> [YOUR INSTRUCTIONS]
From the first line of the data below through the line bearing "plt.rcParams['mathtext.bf'] = 'Liberation", reproduce each line exactly; do not include pictures.
• • • • • • •
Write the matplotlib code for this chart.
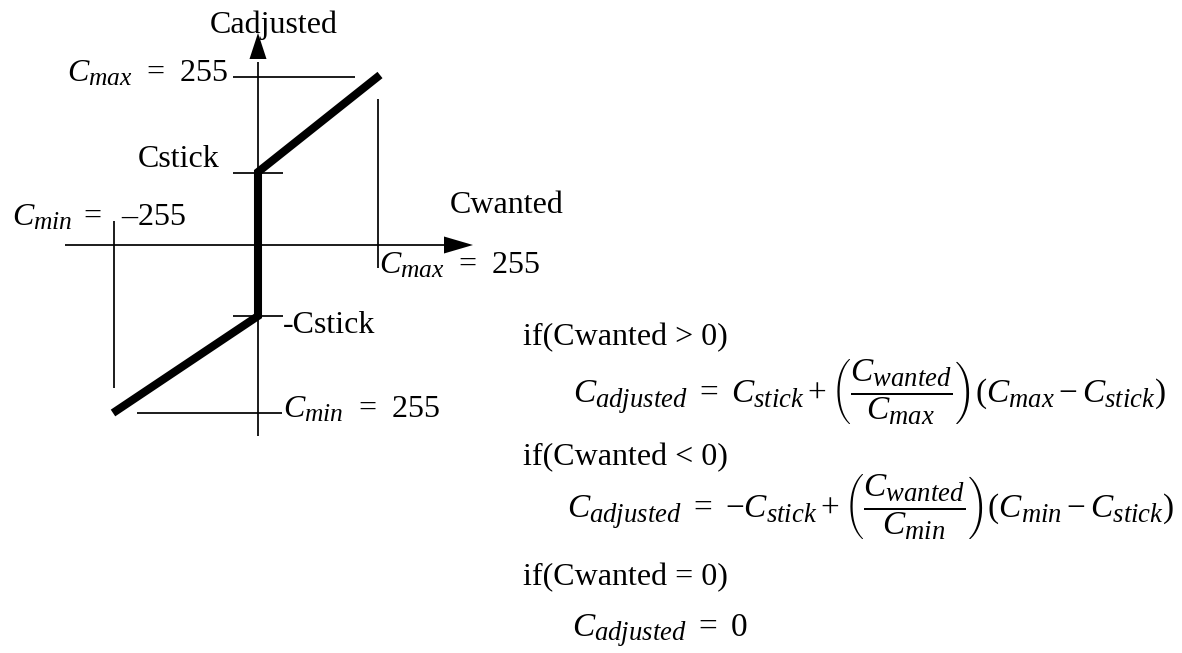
import matplotlib
matplotlib.use("Agg")
import matplotlib.pyplot as plt
import matplotlib._mathtext as _mt
import numpy as np

# larger sub/superscripts, like the reference typesetting
_mt.SHRINK_FACTOR = 0.8

plt.rcParams['font.family'] = ['Liberation Serif', 'DejaVu Serif']
plt.rcParams['mathtext.fontset'] = 'custom'
plt.rcParams['mathtext.rm'] = 'Liberation Serif'
plt.rcParams['mathtext.it'] = 'Liberation Serif:italic'
plt.rcParams['mathtext.bf'] = 'Liberation Serif:bold'

# ---- diagram data (diagram units, origin at axis crossing, y up) ----
curve_wanted = [-145, 0, 0, 122]       # Cmin, 0, 0, Cmax
curve_adjusted = [-168, -71, 73, 170]   # Cmin, -Cstick, Cstick, Cmax

x_axis_range = [-193, 215]   # horizontal axis (Cwanted) start, arrow tip
y_axis_range = [-191, 212]   # vertical axis (Cadjusted) start, arrow tip

# guide lines: (x0, x1, y0, y1)
guide_h_cmax = [-25, 97, 168, 168]
guide_h_cstick = [-25, 25, 72, 72]
guide_h_mcstick = [-25, 25, -71, -71]
guide_h_cmin = [-121, 24, -168, -168]
guide_v_cmax = [119.5, 119.5, 146, -23]
guide_v_cmin = [-144, -144, 24, -143]

labels = [
    ("Cadjusted", 210, 33),
    (r"$C_{max}\;\,=\;\,255$", 67, 82),
    ("Cstick", 138, 167),
    (r"$C_{min}\;=\ \ $–255", 12, 225),
    ("Cwanted", 450, 213),
    (r"$C_{max}\;\,=\;\,255$", 379, 273),
    ("-Cstick", 283, 333),
    (r"$C_{min}\;\,=\;\,255$", 283, 417),
]

conditions = [
    ("if(Cwanted > 0)", 523, 345),
    ("if(Cwanted < 0)", 523, 465),
    ("if(Cwanted = 0)", 523, 585),
]

equations = [
    (r"$C_{adjusted}\ =\ C_{stick} + \left(\dfrac{C_{wanted}}{C_{max}}\right)(C_{max} - C_{stick})$", 573, 403),
    (r"$C_{adjusted}\ =\ {-}C_{stick} + \left(\dfrac{C_{wanted}}{C_{min}}\right)(C_{min} - C_{stick})$", 567, 518),
    (r"$C_{adjusted}\ =\ 0$", 572, 637),
]

ORIGIN = (258, 245)
W, H = 1182, 653

fig = plt.figure(figsize=(W / 100, H / 100), dpi=100)
ax = fig.add_axes([0, 0, 1, 1])
ax.set_xlim(0, W)
ax.set_ylim(H, 0)
ax.axis('off')


def tx(x):
    return ORIGIN[0] + np.asarray(x, dtype=float)


def ty(y):
    return ORIGIN[1] - np.asarray(y, dtype=float)


thin = 1.25
head_len, head_hw = 29, 8.5

# horizontal axis
ax.plot(tx([x_axis_range[0], x_axis_range[1] - head_len]), ty([0, 0]),
        color='black', lw=thin, solid_capstyle='butt')
tip = x_axis_range[1]
ax.fill(tx([tip, tip - head_len, tip - head_len]), ty([0, head_hw, -head_hw]),
        color='black', lw=0)
# vertical axis
ax.plot(tx([0, 0]), ty([y_axis_range[0], y_axis_range[1] - head_len]),
        color='black', lw=thin, solid_capstyle='butt')
tip = y_axis_range[1]
ax.fill(tx([0, head_hw, -head_hw]), ty([tip, tip - 26, tip - 26]),
        color='black', lw=0)

for g in [guide_h_cmax, guide_h_cstick, guide_h_mcstick, guide_h_cmin,
          guide_v_cmax, guide_v_cmin]:
    ax.plot(tx(g[:2]), ty(g[2:]), color='black', lw=thin, solid_capstyle='butt')

ax.plot(tx(curve_wanted), ty(curve_adjusted), color='black', lw=5.8,
        solid_capstyle='butt', solid_joinstyle='miter')

for s, x, y in labels + conditions:
    ax.text(x, y, s, fontsize=23, ha='left', va='baseline', color='black')
for s, x, y in equations:
    ax.text(x, y, s, fontsize=24, ha='left', va='baseline', color='black')

fig.savefig("out.png", dpi=100)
• • • • • • •
> [OUTPUT FOR THIS TASK]
Write the matplotlib code for this chart.
import matplotlib
matplotlib.use("Agg")
import matplotlib.pyplot as plt
import matplotlib._mathtext as _mt
import numpy as np

# larger sub/superscripts, like the reference typesetting
_mt.SHRINK_FACTOR = 0.8

plt.rcParams['font.family'] = ['Liberation Serif', 'DejaVu Serif']
plt.rcParams['mathtext.fontset'] = 'custom'
plt.rcParams['mathtext.rm'] = 'Liberation Serif'
plt.rcParams['mathtext.it'] = 'Liberation Serif:italic'
plt.rcParams['mathtext.bf'] = 'Liberation Serif:bold'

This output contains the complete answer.